WHAT IS REQUIRED:
Isolate every line in the data with the string "matplotlib" and copy it.
#####
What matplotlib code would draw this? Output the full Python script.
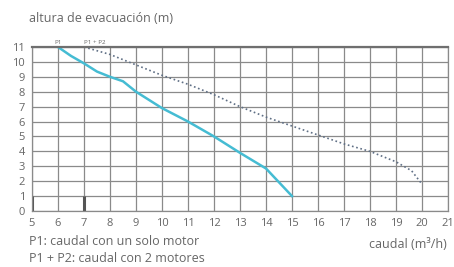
import matplotlib
matplotlib.use("Agg")
import matplotlib.pyplot as plt

plt.rcParams['font.family'] = ['Open Sans', 'DejaVu Sans']

# caudal (m3/h) vs altura (m)
p1_q = [6, 6.5, 7, 7.5, 8, 8.5, 9, 10, 11, 12, 13, 14, 15]
p1_h = [11, 10.4, 9.9, 9.35, 9.0, 8.7, 8.0, 6.9, 6.0, 5.0, 3.9, 2.85, 1.0]

p12_q = [7, 8, 9, 10, 11, 12, 13, 14, 15, 16, 17, 18, 19, 19.6, 20]
p12_h = [11, 10.5, 9.8, 9.1, 8.5, 7.8, 7.0, 6.3, 5.7, 5.1, 4.5, 4.0, 3.3, 2.7, 1.8]

x_ticks = list(range(5, 22))
y_ticks = list(range(0, 12))

grid_col = "#8a8a8a"
text_col = "#666666"

fig = plt.figure(figsize=(4.54, 2.67), dpi=100)
ax = fig.add_axes([0.0705, 0.2097, 0.9163, 0.6143])

ax.set_xlim(5, 21)
ax.set_ylim(0, 11)
ax.set_xticks(x_ticks)
ax.set_yticks(y_ticks)
ax.grid(True, color=grid_col, lw=0.9)
ax.set_axisbelow(True)
for s in ["left", "right", "bottom"]:
    ax.spines[s].set_color(grid_col)
    ax.spines[s].set_linewidth(0.9)
ax.spines["top"].set_color("#6f6f6f")
ax.spines["top"].set_linewidth(1.6)
ax.tick_params(length=0, colors=text_col, labelsize=8, pad=5)

# thick marks at the bottom for the start flows
ax.plot([5, 5], [0, 1], color="#555555", lw=2.2, solid_capstyle="butt")
ax.plot([7, 7], [0, 1], color="#555555", lw=2.2, solid_capstyle="butt")

ax.plot(p1_q, p1_h, color="#45bcd3", lw=1.8)
ax.plot(p12_q, p12_h, color="#5f6f85", lw=1.2, ls=(0, (1, 1.6)))

ax.text(6, 11.15, "P1", fontsize=4.5, color=text_col, ha="center", va="bottom")
ax.text(7.4, 11.15, "P1 + P2", fontsize=4.5, color=text_col, ha="center", va="bottom")

fig.text(0.064, 0.93, "altura de evacuación (m)", fontsize=9, color=text_col, va="center")
fig.text(0.064, 0.095, "P1: caudal con un solo motor", fontsize=9, color=text_col, va="center")
fig.text(0.064, 0.033, "P1 + P2: caudal con 2 motores", fontsize=9, color=text_col, va="center")
fig.text(0.985, 0.085, "caudal (m³/h)", fontsize=9, color=text_col, va="center", ha="right")

fig.savefig("out.png", dpi=100)
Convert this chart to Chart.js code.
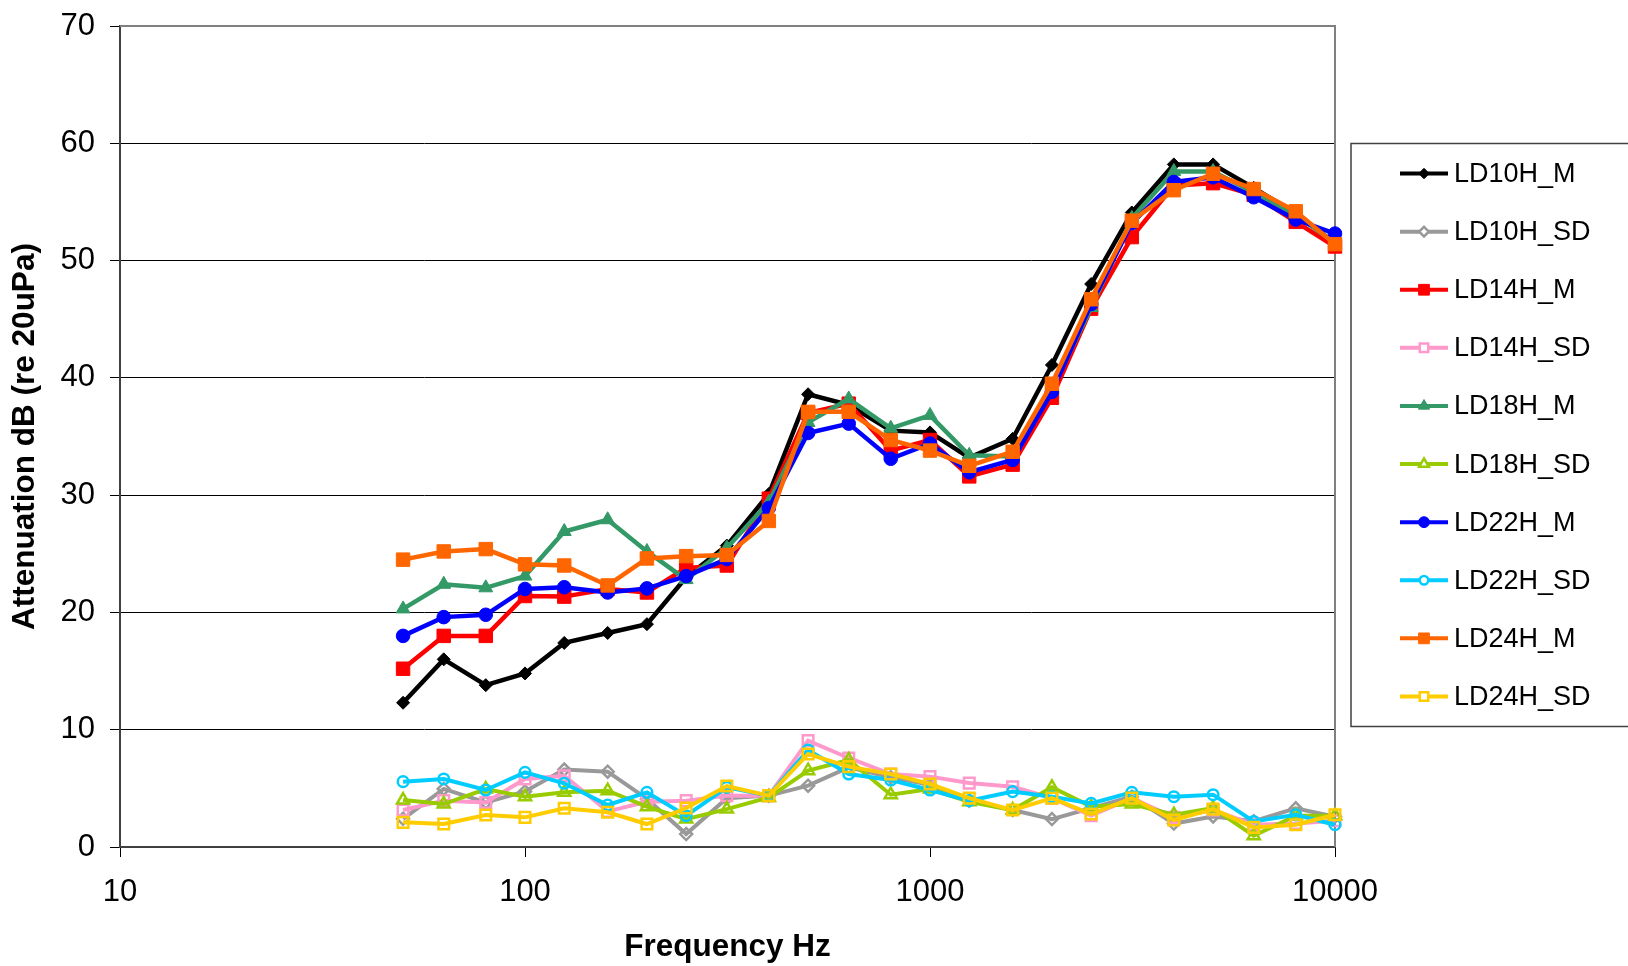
<!DOCTYPE html>
<html lang="en">

<head>
    <meta charset="UTF-8">
    <title>Attenuation by frequency</title>
    <script src="https://cdn.jsdelivr.net/npm/chart.js"></script>
    <style>
        body {
            margin: 0;
            background: #ffffff;
        }

        .chart-container {
            width: 1628px;
            height: 966px;
        }
    </style>
</head>

<body>
    <div class="chart-container">
        <canvas id="attenChart" width="1628" height="966"></canvas>
    </div>

    <script>
        // 1/3 octave band centre frequencies (Hz)
        const freqs = [50, 63, 80, 100, 125, 160, 200, 250, 315, 400, 500, 630, 800, 1000,
            1250, 1600, 2000, 2500, 3150, 4000, 5000, 6300, 8000, 10000];

        const xTicks = [10, 100, 1000, 10000];
        const yTicks = [0, 10, 20, 30, 40, 50, 60, 70];

        const seriesNames = ['LD10H_M', 'LD10H_SD', 'LD14H_M', 'LD14H_SD', 'LD18H_M',
            'LD18H_SD', 'LD22H_M', 'LD22H_SD', 'LD24H_M', 'LD24H_SD'];

        const ld10hM = [12.3, 16.0, 13.8, 14.8, 17.4, 18.25, 19.0, 23.0, 25.7, 30.1, 38.6, 37.7,
            35.5, 35.35, 33.2, 34.8, 41.1, 48.0, 54.1, 58.2, 58.2, 56.2, 54.0, 51.5];
        const ld10hSD = [2.4, 4.95, 3.8, 4.74, 6.6, 6.42, 4.1, 1.1, 4.15, 4.38, 5.23, 6.79,
            5.94, 5.3, 3.95, 3.15, 2.38, 3.32, 4.29, 2.0, 2.6, 2.2, 3.3, 2.58];
        const ld14hM = [15.2, 18.0, 18.0, 21.4, 21.35, 22.0, 21.7, 23.8, 24.0, 29.7, 37.0, 37.8,
            33.8, 34.7, 31.6, 32.6, 38.3, 45.9, 52.0, 56.4, 56.6, 55.6, 53.3, 51.2];
        const ld14hSD = [3.15, 3.95, 3.8, 5.8, 6.08, 3.04, 3.86, 3.95, 4.38, 4.38, 9.07, 7.59,
            6.22, 6.0, 5.45, 5.14, 4.17, 2.67, 4.17, 2.53, 3.15, 1.9, 2.01, 2.24];
        const ld18hM = [20.3, 22.4, 22.1, 23.1, 26.9, 27.9, 25.2, 22.8, 25.5, 29.4, 36.2, 38.2,
            35.7, 36.8, 33.4, 33.3, 39.0, 46.0, 53.6, 57.6, 57.6, 55.8, 53.9, 51.5];
        const ld18hSD = [4.0, 3.66, 4.94, 4.29, 4.66, 4.8, 3.44, 2.38, 3.23, 4.23, 6.51, 7.42,
            4.46, 4.94, 3.86, 3.15, 5.09, 3.44, 3.66, 2.75, 3.32, 0.96, 2.67, 2.67];
        const ld22hM = [18.0, 19.6, 19.8, 22.0, 22.15, 21.7, 22.05, 23.1, 24.55, 28.9, 35.3, 36.1,
            33.1, 34.4, 31.95, 33.0, 38.8, 46.3, 53.2, 56.7, 57.1, 55.4, 53.5, 52.3];
        const ld22hSD = [5.57, 5.8, 4.86, 6.36, 5.43, 3.58, 4.66, 2.67, 5.09, 4.38, 8.27, 6.22,
            5.71, 4.86, 3.95, 4.72, 4.29, 3.72, 4.66, 4.29, 4.46, 2.18, 2.75, 1.9];
        const ld24hM = [24.5, 25.2, 25.4, 24.1, 24.0, 22.3, 24.6, 24.8, 24.9, 27.8, 37.1, 37.1,
            34.7, 33.8, 32.5, 33.7, 39.5, 46.7, 53.4, 56.0, 57.4, 56.1, 54.2, 51.4];
        const ld24hSD = [2.1, 1.96, 2.73, 2.53, 3.3, 2.96, 1.96, 3.32, 5.2, 4.38, 7.93, 6.85,
            6.22, 5.37, 4.17, 3.15, 4.17, 2.81, 4.17, 2.3, 3.23, 1.67, 1.9, 2.75];

        const seriesValues = [ld10hM, ld10hSD, ld14hM, ld14hSD, ld18hM,
            ld18hSD, ld22hM, ld22hSD, ld24hM, ld24hSD];

        const colors = ['#000000', '#999999', '#ff0000', '#ff99cc', '#339966',
            '#99cc00', '#0000ff', '#00ccff', '#ff6600', '#ffcc00'];
        const markers = ['rectRot', 'rectRot', 'rect', 'rect', 'triangle',
            'triangle', 'circle', 'circle', 'rect', 'rect'];
        const markerSize = [6.5, 6, 9.5, 7.5, 8, 7, 6.8, 5.3, 9.5, 7.5];

        const FONT = 'Arial, "Liberation Sans", sans-serif';

        const datasets = seriesNames.map((name, i) => {
            const hollow = name.endsWith('_SD');
            return {
                label: name,
                data: freqs.map((f, j) => ({ x: f, y: seriesValues[i][j] })),
                borderColor: colors[i],
                backgroundColor: colors[i],
                borderWidth: hollow ? 4 : 4.5,
                tension: 0,
                pointStyle: markers[i],
                pointRadius: markerSize[i],
                pointBorderWidth: hollow ? 2.5 : 1,
                pointBorderColor: colors[i],
                pointBackgroundColor: hollow ? 'rgba(0,0,0,0)' : colors[i],
                hollow: hollow,
                clip: false,
                order: seriesNames.length - i // later series drawn on top
            };
        });

        // gray frame on top and right of the plot area
        const plotFrame = {
            id: 'plotFrame',
            beforeDatasetsDraw(chart) {
                const { ctx, chartArea: a } = chart;
                ctx.save();
                ctx.strokeStyle = '#808080';
                ctx.lineWidth = 2;
                ctx.beginPath();
                ctx.moveTo(a.left, a.top);
                ctx.lineTo(a.right, a.top);
                ctx.lineTo(a.right, a.bottom);
                ctx.stroke();
                ctx.restore();
            }
        };

        // legend box with line + marker samples
        const legendBox = {
            id: 'legendBox',
            afterDraw(chart) {
                const { ctx, chartArea: a } = chart;
                const sets = chart.data.datasets;
                const rowGap = 58.1;
                const midY = (a.top + a.bottom) / 2 - 1.5;
                const boxLeft = a.right + 16;
                const boxTop = midY - 291.5;
                const boxH = 583;
                ctx.save();
                ctx.fillStyle = '#ffffff';
                ctx.fillRect(boxLeft, boxTop, chart.width, boxH);
                ctx.strokeStyle = '#404040';
                ctx.lineWidth = 1.5;
                ctx.strokeRect(boxLeft, boxTop, chart.width, boxH);

                const firstY = midY - rowGap * (sets.length - 1) / 2;
                sets.forEach((ds, i) => {
                    const y = firstY + i * rowGap;
                    const x0 = boxLeft + 49, x1 = boxLeft + 97;
                    ctx.strokeStyle = ds.borderColor;
                    ctx.lineWidth = 4;
                    ctx.beginPath();
                    ctx.moveTo(x0, y);
                    ctx.lineTo(x1, y);
                    ctx.stroke();

                    ctx.fillStyle = ds.pointBackgroundColor;
                    ctx.strokeStyle = ds.pointBorderColor;
                    ctx.lineWidth = ds.pointBorderWidth;
                    if (ds.hollow) {
                        // hollow markers look white inside on the legend
                        ctx.fillStyle = '#ffffff';
                    }
                    Chart.helpers.drawPoint(ctx, {
                        pointStyle: ds.pointStyle,
                        radius: ds.pointRadius * 0.8,
                        rotation: 0,
                        borderWidth: ds.pointBorderWidth
                    }, (x0 + x1) / 2, y);

                    ctx.fillStyle = '#000000';
                    ctx.font = '27px ' + FONT;
                    ctx.textBaseline = 'middle';
                    ctx.textAlign = 'left';
                    ctx.fillText(ds.label, x1 + 6, y + 1);
                });
                ctx.restore();
            }
        };

        const ctx = document.getElementById('attenChart').getContext('2d');
        new Chart(ctx, {
            type: 'line',
            data: { datasets: datasets },
            options: {
                responsive: false,
                animation: false,
                layout: {
                    padding: { left: 0, top: 26, right: 293, bottom: 0 }
                },
                plugins: {
                    legend: { display: false },
                    tooltip: { enabled: false }
                },
                scales: {
                    x: {
                        type: 'logarithmic',
                        min: 10,
                        max: 10000,
                        afterBuildTicks: (scale) => {
                            scale.ticks = xTicks.map(v => ({ value: v, major: true }));
                        },
                        afterFit: (scale) => { scale.height = 119; },
                        grid: {
                            drawOnChartArea: false,
                            drawTicks: true,
                            tickLength: 10,
                            color: '#000000',
                            lineWidth: 1
                        },
                        border: { display: true, color: '#404040', width: 2 },
                        ticks: {
                            autoSkip: false,
                            maxRotation: 0,
                            padding: 17,
                            color: '#000000',
                            font: { family: FONT, size: 31 },
                            callback: (v) => String(v)
                        },
                        title: {
                            display: true,
                            text: 'Frequency Hz',
                            color: '#000000',
                            padding: { top: 0, bottom: 0 },
                            font: { family: FONT, size: 31.5, weight: 'bold', lineHeight: 1.2 }
                        }
                    },
                    y: {
                        min: 0,
                        max: 70,
                        afterBuildTicks: (scale) => {
                            scale.ticks = yTicks.map(v => ({ value: v }));
                        },
                        afterFit: (scale) => {
                            scale.width = 120;
                            scale.paddingTop = 0;
                            scale.paddingBottom = 0;
                        },
                        grid: {
                            color: '#000000',
                            lineWidth: 1,
                            tickLength: 10
                        },
                        border: { display: true, color: '#404040', width: 2 },
                        ticks: {
                            padding: 15,
                            color: '#000000',
                            font: { family: FONT, size: 31 }
                        },
                        title: {
                            display: true,
                            text: 'Attenuation dB (re 20uPa)',
                            color: '#000000',
                            padding: { top: 6, bottom: 0 },
                            font: { family: FONT, size: 31.5, weight: 'bold', lineHeight: 1.2 }
                        }
                    }
                }
            },
            plugins: [plotFrame, legendBox]
        });
    </script>
</body>

</html>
#####
EXERCISE RESULT:
What matplotlib code would draw this? Output the full Python script.
import matplotlib
matplotlib.use("Agg")
import matplotlib.pyplot as plt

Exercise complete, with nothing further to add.